The lands that are being confiscated are an important source of income for the local population: a large number of Palestinian farmers from Beit Jala live off these trees, among others, by producing high quality olive oil. Not only will the construction of the wall separate these lands from the inhabitants, but it will also create a new wave of displacement and deprive them of economic income as a result. The Israeli plan is to control most of the lands of Beit Jala, Battir, Khader and Hussan in this area for the continued expansion of the settlements of Gilo and Har Gilo for the purpose of connecting all the settlements in the Bethlehem district with Jerusalem. The confiscation of Wadi Ahmed (3000 dunums), Wadi Al-Makhrur (3500 dunums) and the lands on which the three illegal settlements of Gilo, Har Gilo and Givat Hamatus (2000 dunums) are built, have reduced the land of Beit Jala to half its original size. The built up area of Beit Jala counts only 4000 dunums, and it is being endlessly cut off from its natural resources, giving no possibility of expansion for the future Palestinian generations. It is necessary to stop this plan as it solidifies the process of  segregation within the Palestinian territories in the West Bank. This plan is one step further in the Israeli territorial plans to create  South Africa-style Bantustans.

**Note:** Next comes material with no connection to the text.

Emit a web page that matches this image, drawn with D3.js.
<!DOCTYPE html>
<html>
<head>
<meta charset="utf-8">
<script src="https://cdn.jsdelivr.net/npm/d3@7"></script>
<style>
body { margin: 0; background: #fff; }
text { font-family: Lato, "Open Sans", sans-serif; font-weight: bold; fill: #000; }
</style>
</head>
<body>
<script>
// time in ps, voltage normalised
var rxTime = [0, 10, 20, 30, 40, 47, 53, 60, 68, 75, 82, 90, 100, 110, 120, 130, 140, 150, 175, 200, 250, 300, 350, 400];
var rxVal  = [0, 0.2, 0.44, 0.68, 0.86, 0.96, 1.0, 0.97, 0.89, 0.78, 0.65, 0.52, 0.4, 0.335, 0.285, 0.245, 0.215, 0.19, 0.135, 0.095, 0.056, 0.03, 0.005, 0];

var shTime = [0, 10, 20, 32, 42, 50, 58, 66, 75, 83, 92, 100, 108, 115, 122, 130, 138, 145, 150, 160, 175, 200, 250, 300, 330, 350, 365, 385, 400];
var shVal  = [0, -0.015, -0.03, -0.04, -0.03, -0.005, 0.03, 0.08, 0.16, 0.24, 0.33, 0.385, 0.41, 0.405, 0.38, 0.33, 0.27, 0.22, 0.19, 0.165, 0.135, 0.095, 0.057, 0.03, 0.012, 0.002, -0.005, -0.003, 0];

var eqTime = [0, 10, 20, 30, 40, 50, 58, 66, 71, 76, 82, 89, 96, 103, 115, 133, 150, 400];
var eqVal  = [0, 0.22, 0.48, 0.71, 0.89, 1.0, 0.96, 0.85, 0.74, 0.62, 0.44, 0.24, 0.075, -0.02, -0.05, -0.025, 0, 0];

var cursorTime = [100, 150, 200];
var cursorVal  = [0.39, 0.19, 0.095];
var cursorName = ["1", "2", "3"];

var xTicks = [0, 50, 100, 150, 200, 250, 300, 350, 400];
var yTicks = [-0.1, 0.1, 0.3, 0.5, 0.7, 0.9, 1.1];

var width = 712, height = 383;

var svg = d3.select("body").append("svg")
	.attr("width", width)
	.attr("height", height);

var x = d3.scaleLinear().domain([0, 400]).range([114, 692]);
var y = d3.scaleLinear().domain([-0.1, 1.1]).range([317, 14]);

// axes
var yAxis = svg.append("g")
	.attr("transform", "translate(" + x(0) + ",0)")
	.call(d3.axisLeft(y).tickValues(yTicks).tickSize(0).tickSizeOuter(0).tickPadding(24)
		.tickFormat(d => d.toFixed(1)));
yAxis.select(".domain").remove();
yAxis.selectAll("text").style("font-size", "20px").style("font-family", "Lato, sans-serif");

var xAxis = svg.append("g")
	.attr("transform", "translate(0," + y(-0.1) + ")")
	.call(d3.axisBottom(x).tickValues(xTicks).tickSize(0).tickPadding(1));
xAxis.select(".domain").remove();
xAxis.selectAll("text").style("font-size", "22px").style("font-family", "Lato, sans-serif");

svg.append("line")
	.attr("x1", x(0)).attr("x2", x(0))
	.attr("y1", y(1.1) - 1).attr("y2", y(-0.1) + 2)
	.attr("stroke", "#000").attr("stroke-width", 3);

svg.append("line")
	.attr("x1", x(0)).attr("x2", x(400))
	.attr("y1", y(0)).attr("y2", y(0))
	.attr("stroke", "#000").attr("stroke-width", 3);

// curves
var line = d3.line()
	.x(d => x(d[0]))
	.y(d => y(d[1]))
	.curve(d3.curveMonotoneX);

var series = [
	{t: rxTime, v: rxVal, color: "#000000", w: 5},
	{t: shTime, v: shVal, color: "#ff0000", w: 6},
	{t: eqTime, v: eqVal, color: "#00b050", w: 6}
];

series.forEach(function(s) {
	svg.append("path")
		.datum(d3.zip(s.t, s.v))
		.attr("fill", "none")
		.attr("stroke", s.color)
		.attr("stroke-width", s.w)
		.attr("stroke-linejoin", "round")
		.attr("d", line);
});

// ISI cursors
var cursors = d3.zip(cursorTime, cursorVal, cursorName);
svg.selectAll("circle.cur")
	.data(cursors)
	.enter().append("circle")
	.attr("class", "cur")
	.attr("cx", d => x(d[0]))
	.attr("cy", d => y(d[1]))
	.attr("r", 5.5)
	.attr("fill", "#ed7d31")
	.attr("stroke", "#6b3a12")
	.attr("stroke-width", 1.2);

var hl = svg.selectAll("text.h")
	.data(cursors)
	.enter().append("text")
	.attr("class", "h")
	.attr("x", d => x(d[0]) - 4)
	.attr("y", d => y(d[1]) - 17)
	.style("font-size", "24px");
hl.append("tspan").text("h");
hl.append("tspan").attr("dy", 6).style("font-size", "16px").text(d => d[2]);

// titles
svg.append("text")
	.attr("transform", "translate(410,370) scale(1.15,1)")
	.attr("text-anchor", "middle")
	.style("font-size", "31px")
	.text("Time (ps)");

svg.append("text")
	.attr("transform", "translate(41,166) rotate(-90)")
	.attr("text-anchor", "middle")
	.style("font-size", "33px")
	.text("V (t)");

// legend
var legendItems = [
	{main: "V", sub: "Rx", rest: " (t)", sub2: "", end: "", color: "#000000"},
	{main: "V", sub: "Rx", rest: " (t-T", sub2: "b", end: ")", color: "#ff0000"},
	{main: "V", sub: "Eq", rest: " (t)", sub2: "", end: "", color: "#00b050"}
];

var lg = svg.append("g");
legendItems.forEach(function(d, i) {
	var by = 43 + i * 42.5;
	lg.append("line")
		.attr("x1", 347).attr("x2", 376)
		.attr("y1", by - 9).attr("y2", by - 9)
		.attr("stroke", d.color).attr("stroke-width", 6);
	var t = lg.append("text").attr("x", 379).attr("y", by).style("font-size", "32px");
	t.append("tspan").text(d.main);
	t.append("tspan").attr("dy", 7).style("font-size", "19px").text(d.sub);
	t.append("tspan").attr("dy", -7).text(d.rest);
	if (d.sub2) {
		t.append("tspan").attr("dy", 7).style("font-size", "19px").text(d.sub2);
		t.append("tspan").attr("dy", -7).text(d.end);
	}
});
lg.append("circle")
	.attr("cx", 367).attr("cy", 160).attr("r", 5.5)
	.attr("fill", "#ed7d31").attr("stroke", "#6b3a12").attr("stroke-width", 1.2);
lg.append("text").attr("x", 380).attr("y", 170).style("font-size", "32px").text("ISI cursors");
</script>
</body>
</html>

Specifically in the district of Bethlehem the lands designated through the Oslo Agreements as areas A and B under the control of the Palestinian Authority, constitute only 12% of the district. What is left of the district is categorized as area C, and remains under direct Israeli control.  Directly after the 1967 war and the start of the occupation, there was a clear Israeli policy of building settlements on the lands of Bethlehem, because of its proximity to Jerusalem. This allowed the occupation to control a large part of the land and annex it to Jerusalem. The process of land confiscation continues to date and the current military operation in the area of Beit Jala is but the latest installment.

The first Israeli settlement in the West Bank, Kfar Etzion, was established in the Bethlehem district. Since then the Israeli government has established 22 settlements and 24 settlement outposts in the Bethlehem district alone. The population of these settlements now equals that of  the native population of Palestinians in the district. The settlements directly control 40% of the land and indirectly control 67% of the total region. The Apartheid Wall in the area will span 83km when completed, spiraling deep within the Palestinian cities and villages, dividing the district into 13 bantustans, and transforming the lives of Palestinians into a living hell within open air prisons. The Apartheid Wall, contrary to Israeli claim as a security measure, is a primary colonial instrument in the ethnic cleansing and forced displacement of the inhabitants from their land.